§ RECORDS SHOWN:
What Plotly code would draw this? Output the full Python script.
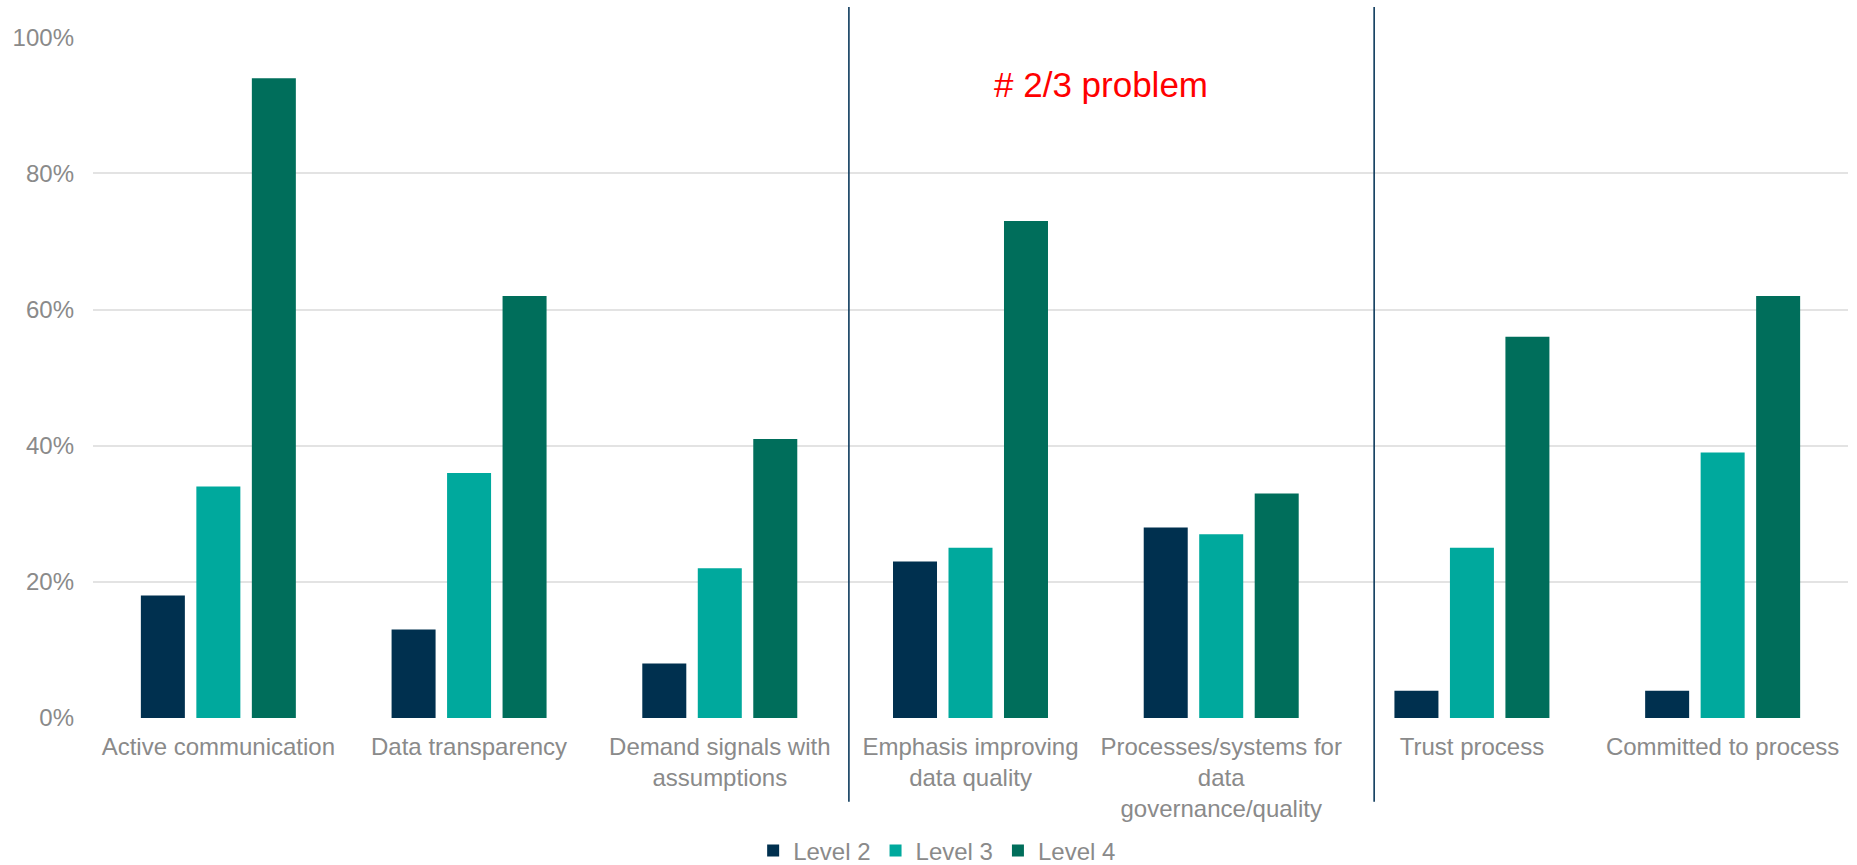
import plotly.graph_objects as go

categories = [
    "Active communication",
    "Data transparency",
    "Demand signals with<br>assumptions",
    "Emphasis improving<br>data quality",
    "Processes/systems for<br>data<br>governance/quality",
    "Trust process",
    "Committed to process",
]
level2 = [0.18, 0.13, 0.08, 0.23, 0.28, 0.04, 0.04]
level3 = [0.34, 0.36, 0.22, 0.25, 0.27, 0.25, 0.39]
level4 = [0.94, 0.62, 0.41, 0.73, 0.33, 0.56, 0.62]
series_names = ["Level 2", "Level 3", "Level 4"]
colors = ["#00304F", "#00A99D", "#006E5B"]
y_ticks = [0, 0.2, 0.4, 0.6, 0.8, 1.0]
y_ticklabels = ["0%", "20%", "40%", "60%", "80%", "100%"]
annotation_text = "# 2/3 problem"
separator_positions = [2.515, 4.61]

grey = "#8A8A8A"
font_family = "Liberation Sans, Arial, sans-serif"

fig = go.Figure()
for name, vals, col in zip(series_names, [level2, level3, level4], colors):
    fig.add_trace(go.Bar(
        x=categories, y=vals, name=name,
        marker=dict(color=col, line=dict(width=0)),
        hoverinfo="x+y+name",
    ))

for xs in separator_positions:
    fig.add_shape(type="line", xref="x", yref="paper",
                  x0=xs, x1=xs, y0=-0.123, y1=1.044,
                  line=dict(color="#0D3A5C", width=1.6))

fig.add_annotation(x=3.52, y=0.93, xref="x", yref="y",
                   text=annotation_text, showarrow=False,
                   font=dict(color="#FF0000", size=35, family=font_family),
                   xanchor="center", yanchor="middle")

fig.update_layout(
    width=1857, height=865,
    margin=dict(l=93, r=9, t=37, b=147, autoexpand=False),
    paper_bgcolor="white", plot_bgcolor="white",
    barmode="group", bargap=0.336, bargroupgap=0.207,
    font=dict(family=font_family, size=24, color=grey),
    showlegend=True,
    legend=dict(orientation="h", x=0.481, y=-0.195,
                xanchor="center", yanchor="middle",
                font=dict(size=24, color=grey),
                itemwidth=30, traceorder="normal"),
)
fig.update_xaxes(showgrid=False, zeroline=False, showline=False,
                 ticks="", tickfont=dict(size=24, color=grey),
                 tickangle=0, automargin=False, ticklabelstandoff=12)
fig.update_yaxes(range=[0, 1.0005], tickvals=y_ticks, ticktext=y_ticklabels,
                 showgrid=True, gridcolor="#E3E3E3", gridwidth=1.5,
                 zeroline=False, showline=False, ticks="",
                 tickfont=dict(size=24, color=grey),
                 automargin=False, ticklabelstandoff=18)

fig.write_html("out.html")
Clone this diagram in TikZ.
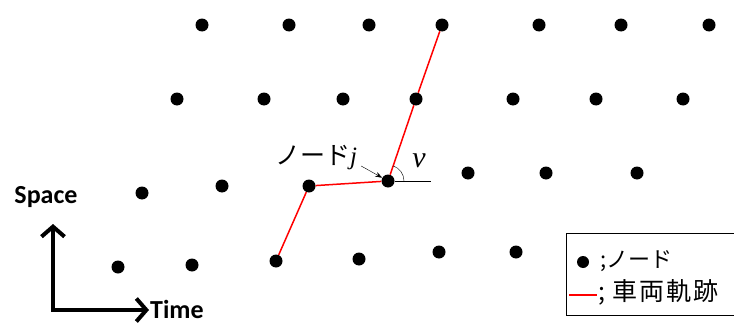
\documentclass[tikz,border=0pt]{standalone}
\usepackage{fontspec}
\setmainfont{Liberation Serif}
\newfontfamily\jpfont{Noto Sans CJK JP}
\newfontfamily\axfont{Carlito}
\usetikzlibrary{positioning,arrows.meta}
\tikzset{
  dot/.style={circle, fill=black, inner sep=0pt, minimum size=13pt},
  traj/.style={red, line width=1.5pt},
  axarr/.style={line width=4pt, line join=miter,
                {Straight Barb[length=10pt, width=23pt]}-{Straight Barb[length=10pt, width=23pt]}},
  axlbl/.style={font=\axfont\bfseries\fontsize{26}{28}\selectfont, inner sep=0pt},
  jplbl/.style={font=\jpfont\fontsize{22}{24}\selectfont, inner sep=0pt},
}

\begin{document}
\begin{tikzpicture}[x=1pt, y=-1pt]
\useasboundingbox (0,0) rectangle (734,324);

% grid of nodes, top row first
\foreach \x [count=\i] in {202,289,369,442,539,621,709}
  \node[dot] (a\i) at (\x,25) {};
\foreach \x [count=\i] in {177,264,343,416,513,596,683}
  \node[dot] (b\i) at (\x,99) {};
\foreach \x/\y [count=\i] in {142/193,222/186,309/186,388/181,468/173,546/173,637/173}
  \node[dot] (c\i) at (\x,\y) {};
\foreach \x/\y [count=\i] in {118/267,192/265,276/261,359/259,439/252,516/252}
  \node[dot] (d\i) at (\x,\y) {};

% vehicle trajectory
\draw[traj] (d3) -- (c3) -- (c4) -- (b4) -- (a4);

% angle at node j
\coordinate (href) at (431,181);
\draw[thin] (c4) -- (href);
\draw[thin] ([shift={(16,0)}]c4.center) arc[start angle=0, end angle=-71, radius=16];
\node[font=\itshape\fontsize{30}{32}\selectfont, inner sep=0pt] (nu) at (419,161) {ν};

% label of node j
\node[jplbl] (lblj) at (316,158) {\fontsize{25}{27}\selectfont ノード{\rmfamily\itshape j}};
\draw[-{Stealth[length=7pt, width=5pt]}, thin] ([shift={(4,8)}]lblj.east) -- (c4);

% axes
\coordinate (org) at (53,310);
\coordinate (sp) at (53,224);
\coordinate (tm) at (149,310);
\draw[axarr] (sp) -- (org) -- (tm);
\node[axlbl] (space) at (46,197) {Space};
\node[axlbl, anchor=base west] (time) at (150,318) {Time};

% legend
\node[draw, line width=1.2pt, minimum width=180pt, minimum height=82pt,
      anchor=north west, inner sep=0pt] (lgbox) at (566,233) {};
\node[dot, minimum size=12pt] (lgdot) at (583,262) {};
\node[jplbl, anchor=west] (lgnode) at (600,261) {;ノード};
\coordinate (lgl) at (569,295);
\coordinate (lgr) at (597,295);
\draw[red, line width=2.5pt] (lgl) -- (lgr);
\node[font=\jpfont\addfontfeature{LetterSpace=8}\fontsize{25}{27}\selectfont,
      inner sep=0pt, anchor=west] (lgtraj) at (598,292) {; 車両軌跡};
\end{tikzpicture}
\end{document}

§ AIM:
Nothing but the lines from the start of the records above through the line with "import plotly.graph_objects as go" should be retyped, each exactly as written; leave out all pictures.

§ TASK RESULT:
What Plotly code would draw this? Output the full Python script.
import plotly.graph_objects as go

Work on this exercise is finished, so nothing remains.